In construing the meaning of the terms of the mail fraud
statute, we are similarly guided by the principle that “‘unless
Congress conveys its purpose clearly, it will not be deemed to
have significantly changed the federal-state balance’ in the
20 prosecution of crimes.” Jones v. United States, 529 U.S. 848,
858 (2000) (quoting United States v. Bass, 404 U.S. 336, 349
(1971)). Like the poker licensing system at issue in Cleveland,
Louisiana law establishes a comprehensive regulatory system
governing campaign contributions and finance disclosures for
state and local elections, with state civil and criminal
penalties in place for making misrepresentations on campaign
finance disclosure reports. LA. REV. STAT. ANN. §§ 18:1505.4-
:1505.6. And like the Court in Cleveland, “[w]e resist the
Government’s reading of § 1341 . . . because it invites us to
approve a sweeping expansion of federal criminal jurisdiction in
the absence of a clear statement by Congress.” 531 U.S. at 24.

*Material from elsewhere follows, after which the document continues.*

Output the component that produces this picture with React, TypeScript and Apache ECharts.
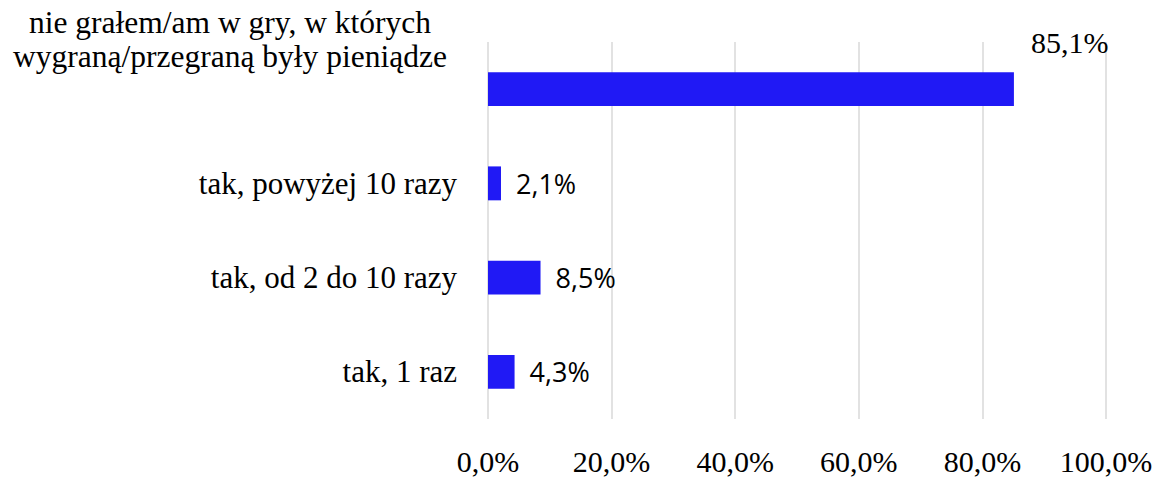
import React, { useEffect, useRef } from "react";
import * as echarts from "echarts";

const categories = [
  "nie grałem/am w gry, w których\nwygraną/przegraną były pieniądze",
  "tak, powyżej 10 razy",
  "tak, od 2 do 10 razy",
  "tak, 1 raz",
];
const values = [85.1, 2.1, 8.5, 4.3];
const xTicks = [0, 20, 40, 60, 80, 100];

const fmt = (v: number) => v.toFixed(1).replace(".", ",") + "%";

export default function App() {
  const ref = useRef<HTMLDivElement>(null);
  useEffect(() => {
    if (!ref.current) return;
    const chart = echarts.init(ref.current, undefined, { renderer: "svg" });
    const serif = "'Liberation Serif', 'Times New Roman', serif";
    const sans = "'Open Sans', 'Noto Sans', sans-serif";
    chart.setOption({
      animation: false,
      backgroundColor: "#ffffff",
      grid: { left: 487, right: 57, top: 42, bottom: 58, containLabel: false },
      xAxis: {
        type: "value",
        min: xTicks[0],
        max: xTicks[xTicks.length - 1],
        interval: 20,
        axisLine: { show: false },
        axisTick: { show: false },
        splitLine: { show: true, lineStyle: { color: "#d9d9d9", width: 1.5 } },
        axisLabel: {
          formatter: (v: number) => fmt(v),
          fontFamily: serif,
          fontSize: 30,
          color: "#000",
          margin: 27,
        },
      },
      yAxis: {
        type: "category",
        inverse: true,
        data: categories,
        axisLine: { show: false },
        axisTick: { show: false },
        axisLabel: {
          interval: 0,
          hideOverlap: false,
          fontFamily: serif,
          fontSize: 31,
          color: "#000",
          margin: 31,
          formatter: (v: string) => {
            if (v.indexOf("\n") >= 0) {
              const lines = v.split("\n");
              return lines.map((l) => "{c|" + l + "}").join("\n") + "\n{s| }";
            }
            return v;
          },
          rich: {
            c: {
              width: 454,
              align: "center",
              fontFamily: serif,
              fontSize: 31.5,
              lineHeight: 34,
              color: "#000",
            },
            s: { height: 100, lineHeight: 100, fontSize: 10 },
          },
        },
      },
      series: [
        {
          type: "bar",
          data: values.map((v, i) =>
            i === 0
              ? {
                  value: v,
                  label: {
                    show: true,
                    position: "right",
                    distance: 15,
                    offset: [2, -47],
                    fontFamily: serif,
                    fontSize: 30,
                    color: "#000",
                    formatter: (p: any) => fmt(p.value),
                  },
                }
              : v
          ),
          barCategoryGap: "64%",
          itemStyle: { color: "#2019F5" },
          label: {
            show: true,
            position: "right",
            distance: 15,
            fontFamily: sans,
            fontSize: 27,
            color: "#000",
            formatter: (p: any) => fmt(p.value),
          },
        },
      ],
    });
    return () => chart.dispose();
  }, []);
  return (
    <div
      ref={ref}
      style={{ position: "fixed", left: 0, top: 0, width: 1163, height: 477, background: "#fff" }}
    />
  );
}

Finding a scheme to defraud a governmental entity of the salary
of elected office based on misrepresentations made during a
campaign would “subject to federal mail fraud prosecution a wide
range of conduct traditionally regulated by state and local
authorities.” Id. In practice, the Government’s theory in this
case would extend far beyond the context of campaign finance
disclosures to any misrepresentations that seek to influence the
voters in order to gain office, bringing state election fraud
fully within the province of the federal fraud statutes. The
mail fraud statute does not evince any clear statement conveying
such a purpose, and the terms of the statute, as interpreted by
Supreme Court precedent, simply do not proscribe the conduct for
which Ratcliff was indicted. See Turner, 465 F.3d at 683.
21 III. CONCLUSION
For the foregoing reasons, we AFFIRM.